The Hidden P&L: What Operations Leaders Actually Own

5 min readMarch 12, 2026

Most operations leaders think they manage costs. The best ones know they manage the entire P&L. Here's the mindset shift that changes how you lead.

Early in my career, I thought operations was about execution. Keep things moving. Deliver on time. Manage the team. Hit the SLAs.

It took a few years and a few uncomfortable P&L reviews to understand that I wasn't just running operations. I was co-owning the business outcome.

The Illusion of the "Ops Box" There's a common mental model in many organizations where operations sits in its own lane. Sales brings the revenue. Finance tracks the money. Operations keeps the machine running.

This model is wrong. And it's expensive.

Every operational decision, from how inventory is managed to how field teams are deployed to how fast a complaint gets resolved, has a direct financial consequence.

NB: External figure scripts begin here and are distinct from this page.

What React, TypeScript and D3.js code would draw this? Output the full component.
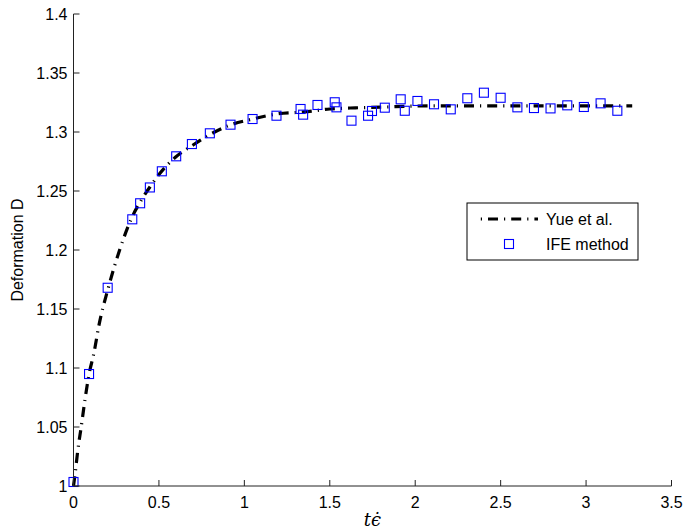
import React from "react";
import * as d3 from "d3";

// Reference curve (Yue et al.)
const curveT = [0, 0.01, 0.025, 0.045, 0.067, 0.09, 0.12, 0.15, 0.2, 0.27, 0.34, 0.4, 0.45, 0.5, 0.6, 0.7, 0.8, 0.9, 1.05, 1.2, 1.35, 1.5, 1.65, 1.8, 2.0, 2.3, 2.6, 3.0, 3.27];
const curveD = [1.0, 1.011, 1.03, 1.05, 1.073, 1.094, 1.113, 1.137, 1.166, 1.2, 1.227, 1.243, 1.254, 1.264, 1.279, 1.289, 1.298, 1.305, 1.311, 1.3155, 1.317, 1.3195, 1.3205, 1.321, 1.322, 1.3222, 1.3222, 1.3222, 1.3222];

// IFE method samples
const ifeT = [0, 0.091, 0.2, 0.344, 0.39, 0.447, 0.517, 0.601, 0.693, 0.798, 0.919, 1.048, 1.188, 1.329, 1.344, 1.428, 1.529, 1.539, 1.627, 1.724, 1.747, 1.822, 1.915, 1.939, 2.013, 2.11, 2.208, 2.305, 2.402, 2.5, 2.598, 2.695, 2.792, 2.89, 2.987, 3.085, 3.183];
const ifeD = [1.0034, 1.0949, 1.168, 1.226, 1.2396, 1.253, 1.2667, 1.2794, 1.2898, 1.2989, 1.3062, 1.311, 1.3138, 1.3195, 1.3147, 1.3229, 1.3252, 1.3209, 1.3096, 1.3138, 1.3178, 1.3206, 1.3277, 1.318, 1.3263, 1.3235, 1.3192, 1.3286, 1.3333, 1.329, 1.3209, 1.3203, 1.32, 1.3226, 1.3212, 1.3243, 1.318];

const xTicks = [0, 0.5, 1, 1.5, 2, 2.5, 3, 3.5];
const xTickLabels = ["0", "0.5", "1", "1.5", "2", "2.5", "3", "3.5"];
const yTicks = [1, 1.05, 1.1, 1.15, 1.2, 1.25, 1.3, 1.35, 1.4];
const yTickLabels = ["1", "1.05", "1.1", "1.15", "1.2", "1.25", "1.3", "1.35", "1.4"];

const W = 684;
const H = 531;
const left = 73.5;
const right = 671.5;
const top = 14;
const bottom = 486;

const font = "'Liberation Sans', Arial, Helvetica, sans-serif";

export default function App() {
  const x = d3.scaleLinear().domain([0, 3.5]).range([left, right]);
  const y = d3.scaleLinear().domain([1, 1.4]).range([bottom, top]);

  const line = d3
    .line<number>()
    .x((_, i) => x(curveT[i]))
    .y((d) => y(d))
    .curve(d3.curveMonotoneX);

  const dash = "10,6,1.2,6";
  const ms = 9;

  return (
    <svg
      width={W}
      height={H}
      style={{ position: "absolute", left: 0, top: 0, background: "#fff" }}
      fontFamily={font}
    >
      <rect x={0} y={0} width={W} height={H} fill="#fff" />

      {/* curve */}
      <path
        d={line(curveD) || ""}
        fill="none"
        stroke="#000"
        strokeWidth={3.2}
        strokeDasharray={dash}
      />

      {/* IFE markers */}
      {ifeT.map((t, i) => (
        <rect
          key={i}
          x={x(t) - ms / 2}
          y={y(ifeD[i]) - ms / 2}
          width={ms}
          height={ms}
          fill="none"
          stroke="#0000ff"
          strokeWidth={1.1}
        />
      ))}

      {/* axes */}
      <line x1={left} x2={left} y1={top} y2={bottom} stroke="#222" strokeWidth={1} />
      <line x1={left} x2={right} y1={bottom} y2={bottom} stroke="#222" strokeWidth={1} />

      {xTicks.map((t, i) => (
        <g key={"x" + i}>
          <line x1={x(t)} x2={x(t)} y1={bottom} y2={bottom - 6} stroke="#222" strokeWidth={1} />
          <text x={x(t)} y={bottom + 22} textAnchor="middle" fontSize={16} fill="#000">
            {xTickLabels[i]}
          </text>
        </g>
      ))}
      {yTicks.map((t, i) => (
        <g key={"y" + i}>
          <line x1={left} x2={left + 6} y1={y(t)} y2={y(t)} stroke="#222" strokeWidth={1} />
          <text x={left - 6} y={y(t) + 5.5} textAnchor="end" fontSize={16} fill="#000">
            {yTickLabels[i]}
          </text>
        </g>
      ))}

      {/* axis titles */}
      <text
        transform={`translate(23, ${(top + bottom) / 2}) rotate(-90)`}
        textAnchor="middle"
        fontSize={16}
        fill="#000"
      >
        Deformation D
      </text>
      <text
        x={(left + right) / 2}
        y={526}
        textAnchor="middle"
        fontSize={18}
        fontStyle="italic"
        fontFamily="'DejaVu Serif', 'Liberation Serif', serif"
        fill="#000"
      >
        {"t\u03F5\u0307"}
      </text>

      {/* legend */}
      <g>
        <rect x={467} y={203} width={171} height={57} fill="#fff" stroke="#000" strokeWidth={1} />
        <line x1={478} x2={538} y1={219} y2={219} stroke="#000" strokeWidth={3.2} strokeDasharray={dash} strokeDashoffset={-10} />
        <text x={546} y={225} fontSize={16} fill="#000">Yue et al.</text>
        <rect x={509 - ms / 2} y={244 - ms / 2} width={ms} height={ms} fill="none" stroke="#0000ff" strokeWidth={1.1} />
        <text x={546} y={250} fontSize={16} fill="#000">IFE method</text>
      </g>
    </svg>
  );
}
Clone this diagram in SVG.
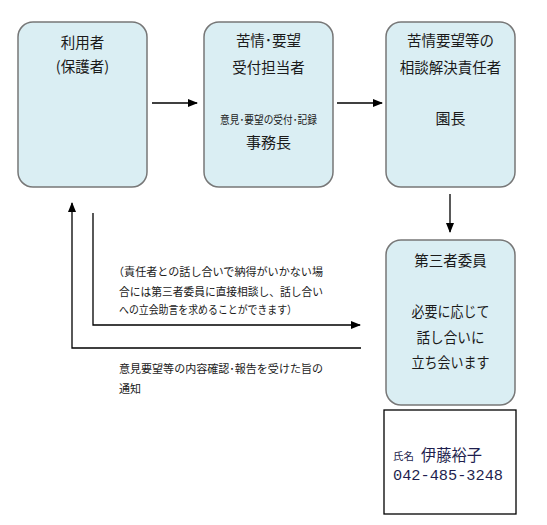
<svg xmlns="http://www.w3.org/2000/svg" width="547" height="525" viewBox="0 0 547 525">
<style>
.box{fill:#daeef3;stroke:#777;stroke-width:1.5}
.t{font-family:"Noto Sans CJK JP","Noto Sans",sans-serif;fill:#1a1a1a;font-size:14.5px;text-anchor:middle}
.s{font-family:"Noto Sans CJK JP","Noto Sans",sans-serif;fill:#1a1a1a;font-size:11px}
.ln{fill:none;stroke:#000;stroke-width:1.3}
</style>
<defs>
<marker id="ah" markerUnits="userSpaceOnUse" markerWidth="10" markerHeight="10" viewBox="0 0 10 10" refX="9" refY="5" orient="auto">
<path d="M0,1 L10,5 L0,9 Z" fill="#000"/>
</marker>
</defs>
<rect width="547" height="525" fill="#fff"/>
<g id="connectors">
<line class="ln" x1="152" y1="103" x2="197" y2="103" marker-end="url(#ah)"/>
<line class="ln" x1="337" y1="103" x2="382" y2="103" marker-end="url(#ah)"/>
<line class="ln" x1="450" y1="194" x2="450" y2="232" marker-end="url(#ah)"/>
<polyline class="ln" points="361,348 72,348 72,203" marker-end="url(#ah)"/>
<polyline class="ln" points="93,213 93,325 360,325" marker-end="url(#ah)"/>
</g>
<g id="user">
<rect class="box" x="18" y="22" width="129" height="165" rx="15"/>
<text class="t" x="82.5" y="48">利用者</text>
<text class="t" x="82.5" y="72">(保護者)</text>
</g>
<g id="reception">
<rect class="box" x="204" y="22" width="129" height="165" rx="15"/>
<text class="t" x="268.5" y="46">苦情･要望</text>
<text class="t" x="268.5" y="73">受付担当者</text>
<text class="t" x="268.5" y="124" style="font-size:11px" textLength="97" lengthAdjust="spacingAndGlyphs">意見･要望の受付･記録</text>
<text class="t" x="268.5" y="148" style="font-size:15px">事務長</text>
</g>
<g id="resolver">
<rect class="box" x="386" y="22" width="129" height="165" rx="15"/>
<text class="t" x="450.5" y="46">苦情要望等の</text>
<text class="t" x="450.5" y="73">相談解決責任者</text>
<text class="t" x="450.5" y="124" style="font-size:15px">園長</text>
</g>
<g id="third-party">
<rect class="box" x="386" y="240" width="129" height="165" rx="15"/>
<text class="t" x="450.5" y="266">第三者委員</text>
<text class="t" x="450.5" y="317" textLength="78" lengthAdjust="spacingAndGlyphs">必要に応じて</text>
<text class="t" x="450.5" y="343" textLength="68" lengthAdjust="spacingAndGlyphs">話し合いに</text>
<text class="t" x="450.5" y="368" textLength="78" lengthAdjust="spacingAndGlyphs">立ち会います</text>
</g>
<g id="contact">
<rect x="384" y="410" width="132" height="104" fill="#fff" stroke="#000" stroke-width="1.3"/>
<text x="393" y="460" style="font-family:'Noto Sans CJK JP',sans-serif;font-size:10.5px;fill:#1f1f4f">氏名</text>
<text x="421" y="461" style="font-family:'Noto Sans CJK JP',sans-serif;font-size:15.5px;fill:#1f1f4f" textLength="61" lengthAdjust="spacingAndGlyphs">伊藤裕子</text>
<text x="393" y="480" style="font-family:'Liberation Mono',monospace;font-size:15.3px;fill:#1f1f4f" textLength="110" lengthAdjust="spacingAndGlyphs">042-485-3248</text>
</g>
<g id="note-consult">
<text class="s" x="113" y="276" textLength="210" lengthAdjust="spacingAndGlyphs">（責任者との話し合いで納得がいかない場</text>
<text class="s" x="119" y="296" textLength="204" lengthAdjust="spacingAndGlyphs">合には第三者委員に直接相談し、話し合い</text>
<text class="s" x="119" y="314" textLength="178" lengthAdjust="spacingAndGlyphs">への立会助言を求めることができます）</text>
</g>
<g id="note-notify">
<text class="s" x="119" y="373" textLength="204" lengthAdjust="spacingAndGlyphs">意見要望等の内容確認･報告を受けた旨の</text>
<text class="s" x="119" y="393">通知</text>
</g>
</svg>
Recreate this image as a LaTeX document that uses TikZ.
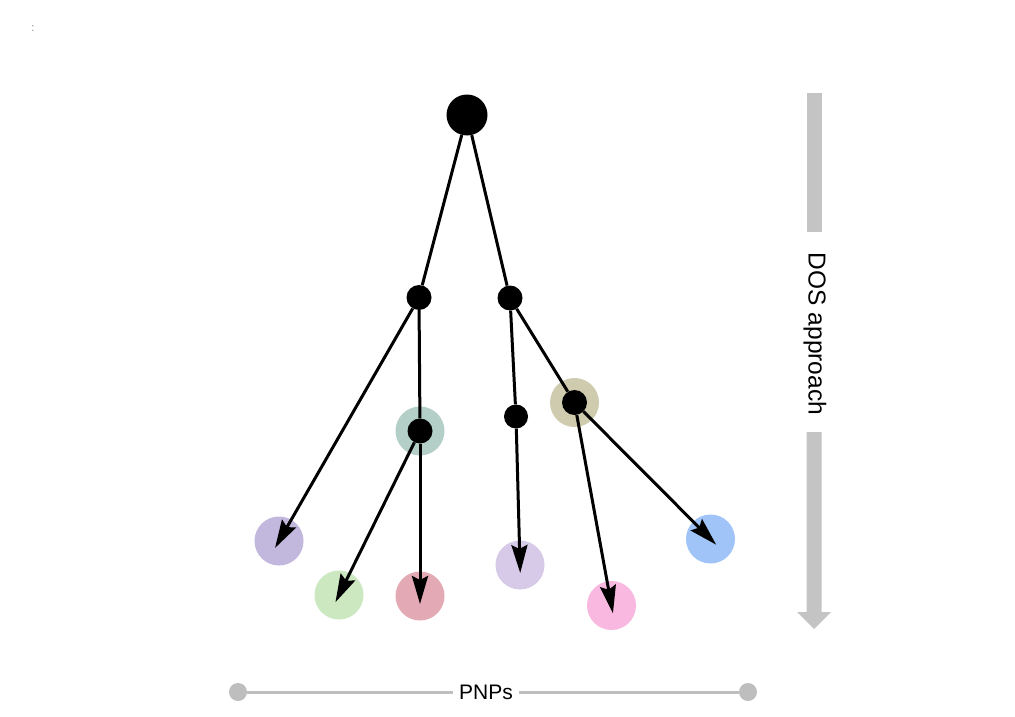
\documentclass[tikz,border=0pt]{standalone}
\usepackage{fontspec}
\setmainfont{Liberation Sans}
\usetikzlibrary{arrows.meta}
\definecolor{cteal}{HTML}{B4CFC8}
\definecolor{colive}{HTML}{CFCBAF}
\definecolor{cpurple}{HTML}{C2B7DC}
\definecolor{cgreen}{HTML}{CCE8C1}
\definecolor{cred}{HTML}{E3AAB5}
\definecolor{clav}{HTML}{D6CAE8}
\definecolor{cpink}{HTML}{F8B8E0}
\definecolor{cblue}{HTML}{A0C4F7}
\definecolor{cgray}{HTML}{C4C4C4}
\definecolor{cline}{HTML}{BEBEBE}
\begin{document}
\begin{tikzpicture}[x=1pt,y=-1pt,
  dot/.style={circle,fill=black,inner sep=0pt,minimum size=#1},
  halo/.style={circle,fill=#1,inner sep=0pt,minimum size=49pt},
  edge/.style={line width=3pt,black},
  arr/.style={edge,-{Stealth[length=28pt,width=16pt,inset=4pt]},shorten >=-8pt},
  gdot/.style={circle,fill=cline,inner sep=0pt,minimum size=18pt},
  lbl/.style={inner sep=0pt,text=black}
]
\useasboundingbox (0,0) rectangle (1015,717);
\fill[white] (0,0) rectangle (1015,717);
\node[lbl,text=gray,font=\fontsize{11}{12}\selectfont] (mark) at (33,29) {:};
% halos and leaves
\node[halo=cteal] (tealh) at (420,431) {};
\node[halo=colive] (oliveh) at (574.5,402.5) {};
\node[halo=cpurple] (purple) at (279,541) {};
\node[halo=cgreen] (green) at (339,595) {};
\node[halo=cred] (red) at (420,596) {};
\node[halo=clav] (lav) at (520,565) {};
\node[halo=cpink] (pink) at (611.5,605.5) {};
\node[halo=cblue] (blue) at (710.5,539) {};
% black dots
\node[dot=41pt] (root) at (467,115) {};
\node[dot=25pt] (l1l) at (419,297.5) {};
\node[dot=25pt] (l1r) at (510,298) {};
\node[dot=25pt] (teal) at (420,431) {};
\node[dot=24pt] (mid) at (516,416.5) {};
\node[dot=25pt] (olive) at (574.5,402.5) {};
% edges
\draw[edge] (root) -- (l1l);
\draw[edge] (root) -- (l1r);
\draw[edge] (l1l) -- (teal);
\draw[edge] (l1r) -- (mid);
\draw[edge] (l1r) -- (olive);
\draw[arr] (l1l) -- (purple.center);
\draw[arr] (teal) -- (green.center);
\draw[arr] (teal) -- (red.center);
\draw[arr] (mid) -- (lav.center);
\draw[arr] (olive) -- (pink.center);
\draw[arr] (olive) -- (blue.center);
% DOS approach arrow
\fill[cgray] (806.5,93) rectangle (821.5,232);
\fill[cgray] (806.5,432) -- (806.5,612) -- (797,612) -- (814,629) -- (831,612) -- (821.5,612) -- (821.5,432) -- cycle;
\node[lbl,rotate=-90,font=\fontsize{24.5}{28}\selectfont] (dos) at (815,334) {DOS approach};
% PNPs axis
\node[gdot] (pl) at (238,692) {};
\node[gdot] (pr) at (748,692) {};
\node[lbl,font=\fontsize{21}{24}\selectfont,inner xsep=6pt] (pnps) at (486,692) {PNPs};
\draw[cline,line width=3pt] (pl) -- (pnps.west);
\draw[cline,line width=3pt] (pnps.east) -- (pr);
\end{tikzpicture}
\end{document}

The operations leader who doesn't see this is leaving value on the table every single day.

What the P&L Actually Looks Like from the Ops Side

Let me give you a concrete example.

At my current company, I oversee operations across 205+ distribution points handling BDT 260+ Crore in monthly business. At that scale, the P&L lines that operations touches are not small.

Working capital efficiency is one. When field teams complete their daily tasks on time, outlet visits, order submission, payment collection, the cash cycle tightens. When they don't, it stretches. We ran an internal discipline project specifically to track SLA compliance at a task level. On-time task completion went from around 60% to 92%. The downstream impact on working capital was immediate and measurable.

Pilferage and shrinkage is another. A cross-functional initiative I led recently identified and addressed losses worth BDT 1.7 Crore per month. That's not a finance problem. That's an operations problem with a finance solution.

Distribution cost per outlet is a third. Route optimization, territory design, frequency of coverage. These are operational decisions with direct EBITDA implications.

The Mindset Shift

The best operations leaders I've worked with share one trait: they read the P&L like it's their own. Not defensively, not looking to explain away the numbers, but with genuine curiosity about what the numbers are telling them about operational health.

When gross margin drops, they ask: did our delivery cost go up? Did returns increase? Did we have more emergency orders this month?

When EBITDA compresses despite revenue growth, they ask: where is the cost leaking? Which distribution points are underperforming on revenue per visit? Where are we over-deploying resources relative to the return?

This is not the finance team's job alone. It's the operations leader's job to connect the operational reality to the financial outcome.

Three Things I Do Differently Because of This

Review outlet-level P&L, not just region-level. Aggregated numbers hide problems. An average can look healthy while individual distribution points are bleeding. I push for granularity in how we look at performance.

Track leading indicators, not just lagging ones. Revenue this month is already history. What I care about is the field execution quality today that will determine revenue three weeks from now. Attendance rate, visit completion rate, order hit rate. These are the real-time pulse of the business.

Connect team KPIs to business outcomes explicitly. When my team understands not just what they need to do but why it matters commercially, accountability shifts. A field supervisor who knows their on-time visit completion directly affects the company's cash position behaves differently from one who just knows their target is 95%.

The Bottom Line

Operations is not a support function. It is a value creation function. And the leaders who treat it that way, who understand the full financial consequence of their decisions, are the ones who build businesses that actually scale.

If you're in an operations role right now, I'd encourage you to request access to your P&L, sit in your next finance review, and ask one question: which of these numbers am I actually responsible for?

The answer will probably surprise you.